### What to do
Transcribe all of the material below word for word and leave out its pictures.

### Dataset section
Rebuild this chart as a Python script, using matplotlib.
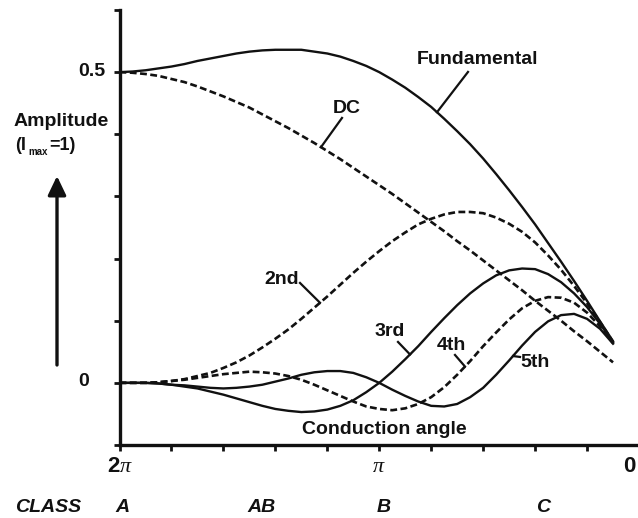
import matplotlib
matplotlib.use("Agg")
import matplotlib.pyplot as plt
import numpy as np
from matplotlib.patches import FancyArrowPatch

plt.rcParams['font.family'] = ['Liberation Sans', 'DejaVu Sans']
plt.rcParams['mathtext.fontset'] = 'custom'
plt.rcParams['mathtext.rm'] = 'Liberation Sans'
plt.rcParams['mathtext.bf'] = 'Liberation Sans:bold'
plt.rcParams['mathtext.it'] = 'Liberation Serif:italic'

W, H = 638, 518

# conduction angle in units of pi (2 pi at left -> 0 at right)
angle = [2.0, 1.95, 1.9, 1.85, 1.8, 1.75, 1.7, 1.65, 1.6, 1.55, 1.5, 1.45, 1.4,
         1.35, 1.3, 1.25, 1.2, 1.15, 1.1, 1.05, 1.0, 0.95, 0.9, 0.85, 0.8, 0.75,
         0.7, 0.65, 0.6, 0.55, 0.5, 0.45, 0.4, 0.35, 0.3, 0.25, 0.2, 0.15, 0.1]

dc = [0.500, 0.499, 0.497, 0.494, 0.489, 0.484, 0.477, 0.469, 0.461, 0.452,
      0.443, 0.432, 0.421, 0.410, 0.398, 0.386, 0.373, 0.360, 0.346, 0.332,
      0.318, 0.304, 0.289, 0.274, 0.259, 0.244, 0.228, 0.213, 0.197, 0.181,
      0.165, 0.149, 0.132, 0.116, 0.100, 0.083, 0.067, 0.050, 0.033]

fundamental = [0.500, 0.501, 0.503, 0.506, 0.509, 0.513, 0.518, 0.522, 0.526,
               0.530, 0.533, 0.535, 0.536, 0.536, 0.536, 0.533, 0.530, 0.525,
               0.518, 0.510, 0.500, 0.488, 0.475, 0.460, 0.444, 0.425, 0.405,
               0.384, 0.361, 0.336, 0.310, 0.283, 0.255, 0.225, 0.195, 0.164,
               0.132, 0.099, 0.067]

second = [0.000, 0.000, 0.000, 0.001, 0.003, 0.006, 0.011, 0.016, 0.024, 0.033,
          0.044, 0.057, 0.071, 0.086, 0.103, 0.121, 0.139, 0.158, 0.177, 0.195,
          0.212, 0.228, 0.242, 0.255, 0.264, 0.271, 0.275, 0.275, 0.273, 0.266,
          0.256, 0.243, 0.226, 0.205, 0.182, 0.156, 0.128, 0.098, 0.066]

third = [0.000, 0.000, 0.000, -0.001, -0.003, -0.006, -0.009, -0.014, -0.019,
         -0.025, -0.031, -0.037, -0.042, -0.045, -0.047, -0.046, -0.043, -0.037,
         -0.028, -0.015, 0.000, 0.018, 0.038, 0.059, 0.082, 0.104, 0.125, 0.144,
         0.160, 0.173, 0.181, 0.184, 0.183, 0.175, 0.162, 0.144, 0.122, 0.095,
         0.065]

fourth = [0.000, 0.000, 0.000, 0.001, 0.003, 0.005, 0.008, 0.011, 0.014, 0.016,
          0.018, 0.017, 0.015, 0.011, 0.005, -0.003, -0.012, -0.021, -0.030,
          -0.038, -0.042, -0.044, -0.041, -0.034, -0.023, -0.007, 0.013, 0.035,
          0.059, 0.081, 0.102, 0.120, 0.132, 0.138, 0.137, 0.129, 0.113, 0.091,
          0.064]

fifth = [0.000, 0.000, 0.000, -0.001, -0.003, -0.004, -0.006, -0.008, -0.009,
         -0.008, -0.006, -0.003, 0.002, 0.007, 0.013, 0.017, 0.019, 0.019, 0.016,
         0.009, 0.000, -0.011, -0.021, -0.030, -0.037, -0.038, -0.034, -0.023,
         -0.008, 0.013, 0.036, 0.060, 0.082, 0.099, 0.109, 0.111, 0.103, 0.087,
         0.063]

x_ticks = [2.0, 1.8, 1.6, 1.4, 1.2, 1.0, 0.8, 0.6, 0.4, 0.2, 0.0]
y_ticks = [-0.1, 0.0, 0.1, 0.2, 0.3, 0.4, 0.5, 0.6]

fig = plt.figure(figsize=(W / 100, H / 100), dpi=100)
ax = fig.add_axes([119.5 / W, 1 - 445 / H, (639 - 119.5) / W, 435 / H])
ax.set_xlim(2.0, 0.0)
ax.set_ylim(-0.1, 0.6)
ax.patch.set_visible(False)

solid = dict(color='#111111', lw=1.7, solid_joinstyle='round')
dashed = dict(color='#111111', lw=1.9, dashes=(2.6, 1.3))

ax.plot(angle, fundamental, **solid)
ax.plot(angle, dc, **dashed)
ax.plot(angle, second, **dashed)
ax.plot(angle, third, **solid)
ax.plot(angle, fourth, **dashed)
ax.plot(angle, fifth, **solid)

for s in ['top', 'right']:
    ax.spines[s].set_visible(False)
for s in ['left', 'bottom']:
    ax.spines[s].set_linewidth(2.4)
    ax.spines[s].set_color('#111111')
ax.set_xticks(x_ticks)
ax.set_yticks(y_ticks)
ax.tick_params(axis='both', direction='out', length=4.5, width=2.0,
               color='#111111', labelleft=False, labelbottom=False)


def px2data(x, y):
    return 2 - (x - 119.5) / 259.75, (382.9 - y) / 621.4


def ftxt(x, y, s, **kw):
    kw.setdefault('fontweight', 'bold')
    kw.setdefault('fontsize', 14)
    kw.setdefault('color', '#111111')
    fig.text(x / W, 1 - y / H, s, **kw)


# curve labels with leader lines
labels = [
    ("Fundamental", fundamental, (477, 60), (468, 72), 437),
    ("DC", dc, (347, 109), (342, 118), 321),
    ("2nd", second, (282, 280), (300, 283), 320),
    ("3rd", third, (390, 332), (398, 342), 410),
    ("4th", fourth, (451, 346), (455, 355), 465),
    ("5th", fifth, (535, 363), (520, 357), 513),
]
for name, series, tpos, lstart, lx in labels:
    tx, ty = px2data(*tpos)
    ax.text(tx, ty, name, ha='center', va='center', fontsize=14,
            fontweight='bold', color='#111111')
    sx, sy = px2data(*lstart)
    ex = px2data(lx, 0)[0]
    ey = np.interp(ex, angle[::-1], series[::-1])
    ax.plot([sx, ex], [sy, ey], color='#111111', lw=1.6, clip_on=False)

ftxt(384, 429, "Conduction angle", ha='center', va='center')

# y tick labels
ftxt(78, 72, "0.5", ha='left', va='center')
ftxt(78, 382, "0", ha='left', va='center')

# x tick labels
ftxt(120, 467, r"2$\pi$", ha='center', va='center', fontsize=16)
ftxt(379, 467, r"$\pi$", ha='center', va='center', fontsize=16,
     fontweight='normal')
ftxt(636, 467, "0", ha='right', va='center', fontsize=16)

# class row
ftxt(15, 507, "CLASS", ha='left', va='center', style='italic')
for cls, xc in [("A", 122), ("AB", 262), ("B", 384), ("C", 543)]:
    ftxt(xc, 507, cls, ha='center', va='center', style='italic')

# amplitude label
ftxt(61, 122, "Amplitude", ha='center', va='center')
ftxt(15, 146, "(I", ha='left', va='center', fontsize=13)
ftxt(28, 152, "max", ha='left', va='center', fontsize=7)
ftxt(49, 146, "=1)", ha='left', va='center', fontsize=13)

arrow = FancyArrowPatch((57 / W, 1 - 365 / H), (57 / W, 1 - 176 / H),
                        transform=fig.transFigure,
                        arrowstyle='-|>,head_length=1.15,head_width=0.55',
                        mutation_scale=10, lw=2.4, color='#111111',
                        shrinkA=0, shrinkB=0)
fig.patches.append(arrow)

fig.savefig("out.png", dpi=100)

### Answer to this task
Rebuild this chart as a Python script, using matplotlib.
import matplotlib
matplotlib.use("Agg")
import matplotlib.pyplot as plt
import numpy as np
from matplotlib.patches import FancyArrowPatch

plt.rcParams['font.family'] = ['Liberation Sans', 'DejaVu Sans']
plt.rcParams['mathtext.fontset'] = 'custom'
plt.rcParams['mathtext.rm'] = 'Liberation Sans'
plt.rcParams['mathtext.bf'] = 'Liberation Sans:bold'
plt.rcParams['mathtext.it'] = 'Liberation Serif:italic'

W, H = 638, 518

# conduction angle in units of pi (2 pi at left -> 0 at right)
angle = [2.0, 1.95, 1.9, 1.85, 1.8, 1.75, 1.7, 1.65, 1.6, 1.55, 1.5, 1.45, 1.4,
         1.35, 1.3, 1.25, 1.2, 1.15, 1.1, 1.05, 1.0, 0.95, 0.9, 0.85, 0.8, 0.75,
         0.7, 0.65, 0.6, 0.55, 0.5, 0.45, 0.4, 0.35, 0.3, 0.25, 0.2, 0.15, 0.1]

dc = [0.500, 0.499, 0.497, 0.494, 0.489, 0.484, 0.477, 0.469, 0.461, 0.452,
      0.443, 0.432, 0.421, 0.410, 0.398, 0.386, 0.373, 0.360, 0.346, 0.332,
      0.318, 0.304, 0.289, 0.274, 0.259, 0.244, 0.228, 0.213, 0.197, 0.181,
      0.165, 0.149, 0.132, 0.116, 0.100, 0.083, 0.067, 0.050, 0.033]

fundamental = [0.500, 0.501, 0.503, 0.506, 0.509, 0.513, 0.518, 0.522, 0.526,
               0.530, 0.533, 0.535, 0.536, 0.536, 0.536, 0.533, 0.530, 0.525,
               0.518, 0.510, 0.500, 0.488, 0.475, 0.460, 0.444, 0.425, 0.405,
               0.384, 0.361, 0.336, 0.310, 0.283, 0.255, 0.225, 0.195, 0.164,
               0.132, 0.099, 0.067]

second = [0.000, 0.000, 0.000, 0.001, 0.003, 0.006, 0.011, 0.016, 0.024, 0.033,
          0.044, 0.057, 0.071, 0.086, 0.103, 0.121, 0.139, 0.158, 0.177, 0.195,
          0.212, 0.228, 0.242, 0.255, 0.264, 0.271, 0.275, 0.275, 0.273, 0.266,
          0.256, 0.243, 0.226, 0.205, 0.182, 0.156, 0.128, 0.098, 0.066]

third = [0.000, 0.000, 0.000, -0.001, -0.003, -0.006, -0.009, -0.014, -0.019,
         -0.025, -0.031, -0.037, -0.042, -0.045, -0.047, -0.046, -0.043, -0.037,
         -0.028, -0.015, 0.000, 0.018, 0.038, 0.059, 0.082, 0.104, 0.125, 0.144,
         0.160, 0.173, 0.181, 0.184, 0.183, 0.175, 0.162, 0.144, 0.122, 0.095,
         0.065]

fourth = [0.000, 0.000, 0.000, 0.001, 0.003, 0.005, 0.008, 0.011, 0.014, 0.016,
          0.018, 0.017, 0.015, 0.011, 0.005, -0.003, -0.012, -0.021, -0.030,
          -0.038, -0.042, -0.044, -0.041, -0.034, -0.023, -0.007, 0.013, 0.035,
          0.059, 0.081, 0.102, 0.120, 0.132, 0.138, 0.137, 0.129, 0.113, 0.091,
          0.064]

fifth = [0.000, 0.000, 0.000, -0.001, -0.003, -0.004, -0.006, -0.008, -0.009,
         -0.008, -0.006, -0.003, 0.002, 0.007, 0.013, 0.017, 0.019, 0.019, 0.016,
         0.009, 0.000, -0.011, -0.021, -0.030, -0.037, -0.038, -0.034, -0.023,
         -0.008, 0.013, 0.036, 0.060, 0.082, 0.099, 0.109, 0.111, 0.103, 0.087,
         0.063]

x_ticks = [2.0, 1.8, 1.6, 1.4, 1.2, 1.0, 0.8, 0.6, 0.4, 0.2, 0.0]
y_ticks = [-0.1, 0.0, 0.1, 0.2, 0.3, 0.4, 0.5, 0.6]

fig = plt.figure(figsize=(W / 100, H / 100), dpi=100)
ax = fig.add_axes([119.5 / W, 1 - 445 / H, (639 - 119.5) / W, 435 / H])
ax.set_xlim(2.0, 0.0)
ax.set_ylim(-0.1, 0.6)
ax.patch.set_visible(False)

solid = dict(color='#111111', lw=1.7, solid_joinstyle='round')
dashed = dict(color='#111111', lw=1.9, dashes=(2.6, 1.3))

ax.plot(angle, fundamental, **solid)
ax.plot(angle, dc, **dashed)
ax.plot(angle, second, **dashed)
ax.plot(angle, third, **solid)
ax.plot(angle, fourth, **dashed)
ax.plot(angle, fifth, **solid)

for s in ['top', 'right']:
    ax.spines[s].set_visible(False)
for s in ['left', 'bottom']:
    ax.spines[s].set_linewidth(2.4)
    ax.spines[s].set_color('#111111')
ax.set_xticks(x_ticks)
ax.set_yticks(y_ticks)
ax.tick_params(axis='both', direction='out', length=4.5, width=2.0,
               color='#111111', labelleft=False, labelbottom=False)


def px2data(x, y):
    return 2 - (x - 119.5) / 259.75, (382.9 - y) / 621.4


def ftxt(x, y, s, **kw):
    kw.setdefault('fontweight', 'bold')
    kw.setdefault('fontsize', 14)
    kw.setdefault('color', '#111111')
    fig.text(x / W, 1 - y / H, s, **kw)


# curve labels with leader lines
labels = [
    ("Fundamental", fundamental, (477, 60), (468, 72), 437),
    ("DC", dc, (347, 109), (342, 118), 321),
    ("2nd", second, (282, 280), (300, 283), 320),
    ("3rd", third, (390, 332), (398, 342), 410),
    ("4th", fourth, (451, 346), (455, 355), 465),
    ("5th", fifth, (535, 363), (520, 357), 513),
]
for name, series, tpos, lstart, lx in labels:
    tx, ty = px2data(*tpos)
    ax.text(tx, ty, name, ha='center', va='center', fontsize=14,
            fontweight='bold', color='#111111')
    sx, sy = px2data(*lstart)
    ex = px2data(lx, 0)[0]
    ey = np.interp(ex, angle[::-1], series[::-1])
    ax.plot([sx, ex], [sy, ey], color='#111111', lw=1.6, clip_on=False)

ftxt(384, 429, "Conduction angle", ha='center', va='center')

# y tick labels
ftxt(78, 72, "0.5", ha='left', va='center')
ftxt(78, 382, "0", ha='left', va='center')

# x tick labels
ftxt(120, 467, r"2$\pi$", ha='center', va='center', fontsize=16)
ftxt(379, 467, r"$\pi$", ha='center', va='center', fontsize=16,
     fontweight='normal')
ftxt(636, 467, "0", ha='right', va='center', fontsize=16)

# class row
ftxt(15, 507, "CLASS", ha='left', va='center', style='italic')
for cls, xc in [("A", 122), ("AB", 262), ("B", 384), ("C", 543)]:
    ftxt(xc, 507, cls, ha='center', va='center', style='italic')

# amplitude label
ftxt(61, 122, "Amplitude", ha='center', va='center')
ftxt(15, 146, "(I", ha='left', va='center', fontsize=13)
ftxt(28, 152, "max", ha='left', va='center', fontsize=7)
ftxt(49, 146, "=1)", ha='left', va='center', fontsize=13)

arrow = FancyArrowPatch((57 / W, 1 - 365 / H), (57 / W, 1 - 176 / H),
                        transform=fig.transFigure,
                        arrowstyle='-|>,head_length=1.15,head_width=0.55',
                        mutation_scale=10, lw=2.4, color='#111111',
                        shrinkA=0, shrinkB=0)
fig.patches.append(arrow)

fig.savefig("out.png", dpi=100)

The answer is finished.